Mit dem Wunsch, ein Unternehmen zu gründen, haben sich die beiden schon vor einigen Jahren während ihres Studiums in Ludwigshafen beschäftigt. „Wir haben mit vielen Ideen jongliert, aber da ist damals nichts daraus geworden“, erinnert sich Wambsganss. Nach ihrem Abschluss fingen beide deshalb erst einmal als Angestellte bei verschiedenen Unternehmen an: Villhauer bei PWC in Frankfurt, Wambsganss bei Salesforce in Irland.

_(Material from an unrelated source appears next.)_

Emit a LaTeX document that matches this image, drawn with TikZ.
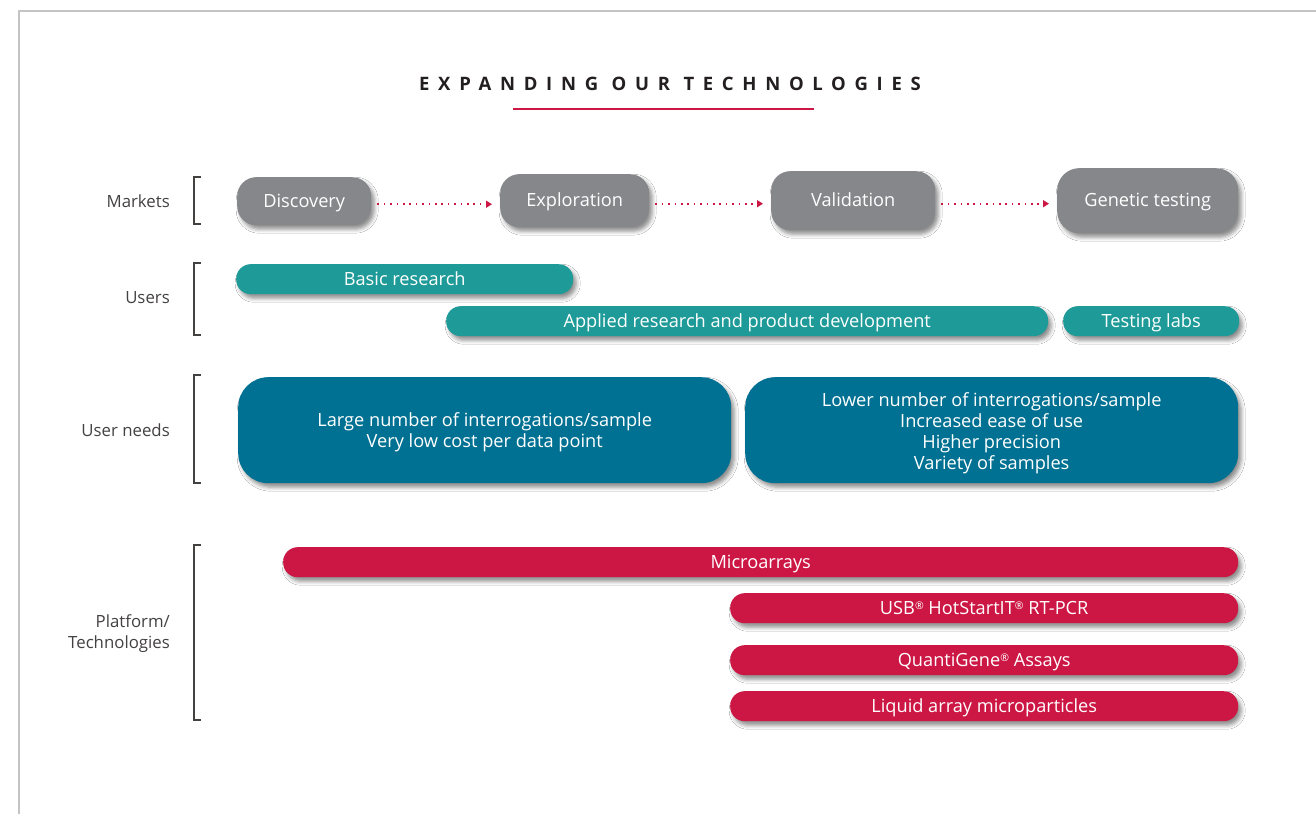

Neue Finanzierungsrunde geplant
Dort besuchte ihn Villhauer - und beim Bier abends im Pub entstand schließlich die Idee zu become.1. „Wir haben uns darüber unterhalten, dass in Konzernen großer Leistungsdruck herrscht, diese Firmen aber gleichzeitig die Ressourcen haben, um ihren Mitarbeitenden einen Ausgleich anzubieten. Unsere These war, dass das für kleinere Unternehmen genauso Sinn machen würde, sie aber oft nicht genügend Kapazitäten haben. So kam der Gedanke, dafür ein digitales Angebot zu entwickeln.“
Um zu überprüfen, ob dafür tatsächlich Bedarf besteht, mieteten die beiden kurzerhand für eine Woche eine Ferienwohnung im Schwarzwald - und klemmten sich dort ans Telefon. „Wir haben Mittelständler in Heidelberg und Umgebung angerufen, ihnen von unserer Idee erzählt und gefragt, ob Sie bereit für einen Austausch wären. Die Resonanz war super. Nach zwei Tagen haben wir aufgehört, Termine zu vereinbaren, weil es sonst zu viel geworden wäre.“
Im März 2020 waren die beiden schließlich auch technisch startklar - dann kam die Pandemie und die gerade neu gewonnen Kunden gingen erst einmal auf die Bremse. „Das hat im Geldbeutel schon wehgetan, zumal wir uns am Anfang nur über Ersparnisse und einen privaten Kredit finanziert haben“, sagt Villhauer. „Gleichzeitig hat uns die Zwangspause genutzt, weil wir in der Zeit unser Angebot erweitert haben. Dadurch stehen wir jetzt auf breiteren Füßen.“
Seit August 2020 ist das Start-up nun tatsächlich am Markt - und auf Wachstumskurs. Knapp 50 Kunden hat become.1 nach eigenen Angaben inzwischen, das Team ist auf elf Mitarbeitende gewachsen. „Im Moment stellen wir weitere Vertriebler ein, um zu skalieren“, sagt Wambsganss. Dafür wollen die beiden Gründer auch neues Kapital suchen: Nachdem sie im Januar bereits 200 000 Euro bei Business Angels eingesammelt haben, ist für Anfang 2022 eine weitere Finanzierungsrunde geplant.